Ronell (p. 93-4)writes:
“Woman, prisoner of her anatomy cage, tends to the fire held captive. But submission is no easy thing. For if the fire held captive by the captive woman has indeed proven containable, this is because in the first place the phallus was subdued, so that the phallic tongues will have been assimilated t the woman, tamed and kept low under her supervision. Beyond the scene of multiplied captivity within which one anatomy encapsulates another, and whose minimal episode involves the anatomy of a dwelling place, the major difference asserted in this passage appears to be set forth between zoning laws legislating outside and inside, or, more precisely, public and private. Giving up the public contest among the many phallic tongues, man, subdued, retreats into space governed by private, inwardly turned, and largely feminised tongues.
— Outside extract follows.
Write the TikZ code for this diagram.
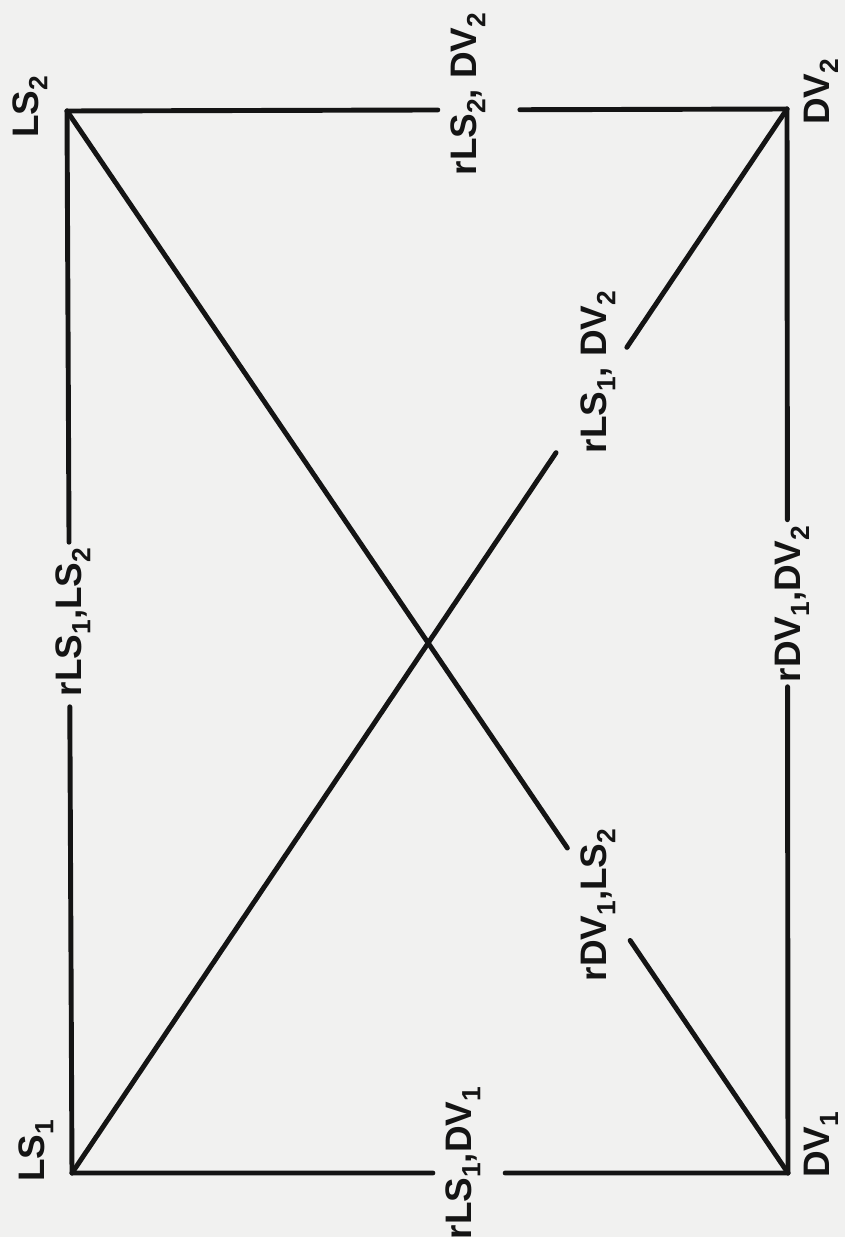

The movement compelling homosexual publicity toward a feminised domesticity, which in fact preserves the man, comes about after the “fire of his own sexual excitation” has been damped.

The woman, appointed guardian of the dephallicized tongues, will have bee henceforth structurally bound to “being there”. The scene reports the difference Lacan maintains: men have the phallus, while women are the phallus. Except that one never seems able to “have” the phallus in the first place (assuming such a place exists).

Turning down the but sparing the fire, restraining himself from competing with the phallus which threatens to consume and destroy him, the man takes it home with him, to tame it. But in order to bring it in he has to put it out -  and this fire that he puts out is the one within, the “fire of his own sexual excitation”, but also the feminised other, engulfing, and which by dint of renunciation he can piss on. The fire spared, the sent man will be brought inside, which is the starting point of the domestic: “The great cultural conquest [of fire, of femininity] was thus the reward for his renunciation of instinct.” The fire, inside, under control, will not spread to an infinite outside; the woman has been appointed guardian of its captivity, two subdued entities sitting watch over one another, trimming the silhouette of an original couple equally tamed. Technology would be responsible for this scene of sublimated interior decorating, promoting the internalising primacy of the dwelling place. Everything is to be brought in. The outside is to be located, colonised, contracted; and so the telephone, to recruit our example from its station, was advertised as the “annihilator of time and space”, the conquest of savage intensities. Technoculture can barely abide an outside. Nor certainly an outside that stays out all night. Thus Freud’s footnote on the renunciation of instinct falls under the “activities and resources which are useful to men for making the earth serviceable to them… If we go back far enough, we find that the first acts of civilisation were the use of tools. The gaining of control over fire and the construction of dwellings” (Freud p. 27). Arising with the fire whose place is now in the kitchen, the question on the tips of the flamed tongues, always prepared to ignite and spread, concerns the movement in which interiorization and instinctual renunciation become coconstitutive. The tongues, as with the suppressed instinct, fall silent. The concept of an inside has been won technologically, space and libido, contracted (by marriage).